▶ [TASK STATEMENT] Include the line containing "from bokeh.resources import INLINE" and all lines before it, repeated exactly from the listing below, without pictures.

▶ [AVAILABLE DATA]
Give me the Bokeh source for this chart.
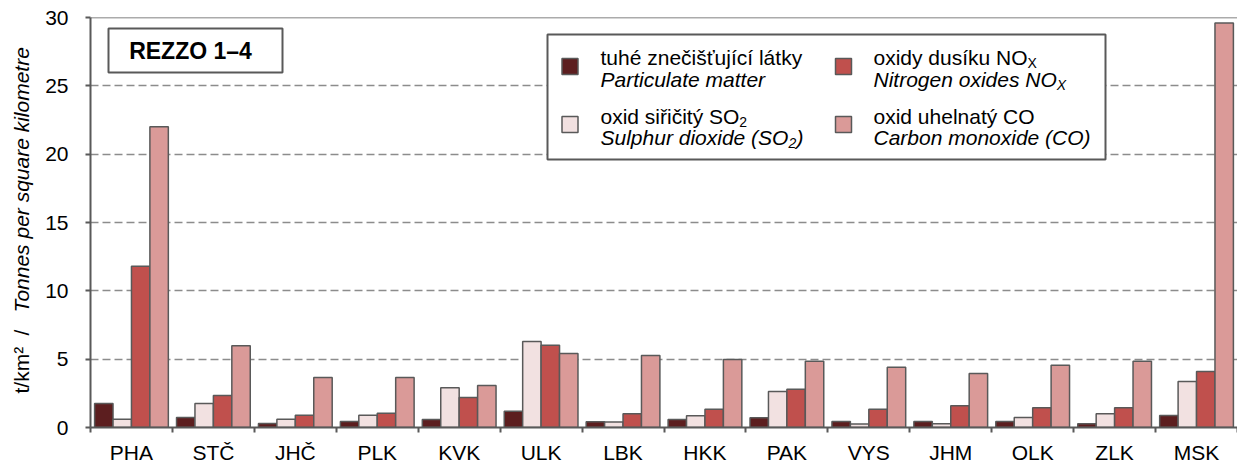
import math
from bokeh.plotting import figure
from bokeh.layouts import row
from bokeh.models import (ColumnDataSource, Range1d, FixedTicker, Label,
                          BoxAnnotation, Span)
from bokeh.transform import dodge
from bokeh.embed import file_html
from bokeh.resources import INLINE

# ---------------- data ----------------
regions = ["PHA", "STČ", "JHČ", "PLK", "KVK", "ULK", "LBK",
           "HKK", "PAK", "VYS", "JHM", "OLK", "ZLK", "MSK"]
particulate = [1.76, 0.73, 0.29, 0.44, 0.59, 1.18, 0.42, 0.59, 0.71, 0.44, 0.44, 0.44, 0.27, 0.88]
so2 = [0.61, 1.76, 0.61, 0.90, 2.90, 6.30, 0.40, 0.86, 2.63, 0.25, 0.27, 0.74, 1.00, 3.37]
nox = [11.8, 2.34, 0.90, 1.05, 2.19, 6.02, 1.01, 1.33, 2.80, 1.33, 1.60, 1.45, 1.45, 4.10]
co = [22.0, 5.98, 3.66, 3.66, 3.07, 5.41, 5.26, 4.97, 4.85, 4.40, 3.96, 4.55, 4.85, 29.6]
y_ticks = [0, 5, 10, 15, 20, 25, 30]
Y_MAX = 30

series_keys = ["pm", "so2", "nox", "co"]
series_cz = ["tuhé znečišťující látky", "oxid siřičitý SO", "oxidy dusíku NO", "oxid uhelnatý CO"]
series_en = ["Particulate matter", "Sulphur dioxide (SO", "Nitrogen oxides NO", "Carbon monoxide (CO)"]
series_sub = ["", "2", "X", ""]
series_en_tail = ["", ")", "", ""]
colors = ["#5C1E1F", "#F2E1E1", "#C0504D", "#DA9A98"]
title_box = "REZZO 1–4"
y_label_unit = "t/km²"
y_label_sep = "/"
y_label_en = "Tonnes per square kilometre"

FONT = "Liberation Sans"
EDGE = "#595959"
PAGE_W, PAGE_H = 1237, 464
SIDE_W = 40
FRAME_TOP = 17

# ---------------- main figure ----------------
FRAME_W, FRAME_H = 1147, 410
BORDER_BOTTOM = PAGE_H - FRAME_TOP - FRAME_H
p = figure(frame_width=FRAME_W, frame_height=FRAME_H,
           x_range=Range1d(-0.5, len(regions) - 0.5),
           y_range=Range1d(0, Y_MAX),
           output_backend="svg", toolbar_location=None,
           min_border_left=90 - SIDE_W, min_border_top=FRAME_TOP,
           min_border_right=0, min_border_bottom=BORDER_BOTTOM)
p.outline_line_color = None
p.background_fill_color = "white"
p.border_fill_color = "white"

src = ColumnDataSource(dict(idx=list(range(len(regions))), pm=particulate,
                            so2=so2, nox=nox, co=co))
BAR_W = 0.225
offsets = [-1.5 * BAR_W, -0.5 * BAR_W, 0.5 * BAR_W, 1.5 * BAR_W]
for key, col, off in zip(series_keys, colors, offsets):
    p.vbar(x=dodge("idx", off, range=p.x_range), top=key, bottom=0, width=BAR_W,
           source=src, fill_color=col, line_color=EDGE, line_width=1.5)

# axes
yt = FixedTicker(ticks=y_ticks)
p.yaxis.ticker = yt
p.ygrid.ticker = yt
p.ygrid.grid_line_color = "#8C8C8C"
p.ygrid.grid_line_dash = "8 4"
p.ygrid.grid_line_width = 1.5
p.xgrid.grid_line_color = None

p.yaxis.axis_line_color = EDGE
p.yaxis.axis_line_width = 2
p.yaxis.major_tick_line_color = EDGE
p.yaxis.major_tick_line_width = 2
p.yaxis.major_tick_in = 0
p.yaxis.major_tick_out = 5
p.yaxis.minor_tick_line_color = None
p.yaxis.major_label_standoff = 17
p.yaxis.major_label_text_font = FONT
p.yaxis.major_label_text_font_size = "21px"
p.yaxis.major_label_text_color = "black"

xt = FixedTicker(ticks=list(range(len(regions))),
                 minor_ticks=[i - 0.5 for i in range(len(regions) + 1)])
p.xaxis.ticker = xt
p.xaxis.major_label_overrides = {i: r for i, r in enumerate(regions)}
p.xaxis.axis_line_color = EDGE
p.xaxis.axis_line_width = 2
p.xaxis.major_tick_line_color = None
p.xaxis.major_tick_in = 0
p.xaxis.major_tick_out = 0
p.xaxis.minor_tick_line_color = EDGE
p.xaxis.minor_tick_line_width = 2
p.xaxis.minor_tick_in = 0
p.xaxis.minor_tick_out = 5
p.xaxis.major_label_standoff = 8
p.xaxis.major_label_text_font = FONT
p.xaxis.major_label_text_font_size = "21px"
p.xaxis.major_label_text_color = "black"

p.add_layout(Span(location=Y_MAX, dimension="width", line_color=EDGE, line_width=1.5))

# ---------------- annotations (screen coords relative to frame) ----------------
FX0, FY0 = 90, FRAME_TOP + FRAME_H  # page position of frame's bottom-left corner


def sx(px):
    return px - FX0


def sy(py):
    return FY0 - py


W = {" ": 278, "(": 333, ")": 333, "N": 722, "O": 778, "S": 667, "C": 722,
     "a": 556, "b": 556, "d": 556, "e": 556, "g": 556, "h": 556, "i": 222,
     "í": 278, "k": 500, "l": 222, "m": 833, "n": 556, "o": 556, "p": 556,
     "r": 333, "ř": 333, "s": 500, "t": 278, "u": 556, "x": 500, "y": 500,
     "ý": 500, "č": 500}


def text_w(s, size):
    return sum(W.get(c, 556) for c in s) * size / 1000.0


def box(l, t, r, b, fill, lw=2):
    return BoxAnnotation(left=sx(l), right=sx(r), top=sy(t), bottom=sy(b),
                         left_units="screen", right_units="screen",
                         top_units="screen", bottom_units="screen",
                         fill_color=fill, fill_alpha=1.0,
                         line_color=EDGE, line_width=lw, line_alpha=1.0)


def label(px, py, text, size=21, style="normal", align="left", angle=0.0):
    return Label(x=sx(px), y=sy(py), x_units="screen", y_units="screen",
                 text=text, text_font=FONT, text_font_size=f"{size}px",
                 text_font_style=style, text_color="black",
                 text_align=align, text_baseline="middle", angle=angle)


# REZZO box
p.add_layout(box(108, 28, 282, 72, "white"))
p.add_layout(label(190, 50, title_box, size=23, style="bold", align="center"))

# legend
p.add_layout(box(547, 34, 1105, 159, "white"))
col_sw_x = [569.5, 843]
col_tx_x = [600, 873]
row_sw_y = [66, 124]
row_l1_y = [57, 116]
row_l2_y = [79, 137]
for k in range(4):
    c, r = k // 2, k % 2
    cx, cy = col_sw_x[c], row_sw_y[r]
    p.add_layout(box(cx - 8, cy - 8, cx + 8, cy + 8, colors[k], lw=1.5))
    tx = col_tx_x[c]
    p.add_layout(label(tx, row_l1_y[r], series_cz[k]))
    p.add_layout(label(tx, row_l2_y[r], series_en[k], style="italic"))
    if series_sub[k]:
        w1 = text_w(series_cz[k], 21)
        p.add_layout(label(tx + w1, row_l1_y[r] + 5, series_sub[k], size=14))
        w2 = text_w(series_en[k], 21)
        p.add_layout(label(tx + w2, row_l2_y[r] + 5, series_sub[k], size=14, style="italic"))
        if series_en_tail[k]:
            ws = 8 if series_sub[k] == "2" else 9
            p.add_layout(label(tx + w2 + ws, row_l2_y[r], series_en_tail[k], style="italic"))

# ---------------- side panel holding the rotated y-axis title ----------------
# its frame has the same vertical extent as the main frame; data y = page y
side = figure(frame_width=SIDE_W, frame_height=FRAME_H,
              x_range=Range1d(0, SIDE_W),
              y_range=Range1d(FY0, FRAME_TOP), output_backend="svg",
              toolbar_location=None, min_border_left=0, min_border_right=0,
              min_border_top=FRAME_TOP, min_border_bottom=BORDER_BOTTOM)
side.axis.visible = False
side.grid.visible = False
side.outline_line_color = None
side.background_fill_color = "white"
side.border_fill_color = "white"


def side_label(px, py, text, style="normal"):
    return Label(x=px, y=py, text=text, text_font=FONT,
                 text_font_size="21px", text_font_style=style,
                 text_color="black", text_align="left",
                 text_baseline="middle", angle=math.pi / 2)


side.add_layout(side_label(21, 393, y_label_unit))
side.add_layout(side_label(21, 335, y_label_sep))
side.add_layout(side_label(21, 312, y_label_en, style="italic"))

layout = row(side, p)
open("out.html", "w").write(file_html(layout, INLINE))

▶ [SOLUTION FOR THIS EXERCISE]
Give me the Bokeh source for this chart.
import math
from bokeh.plotting import figure
from bokeh.layouts import row
from bokeh.models import (ColumnDataSource, Range1d, FixedTicker, Label,
                          BoxAnnotation, Span)
from bokeh.transform import dodge
from bokeh.embed import file_html
from bokeh.resources import INLINE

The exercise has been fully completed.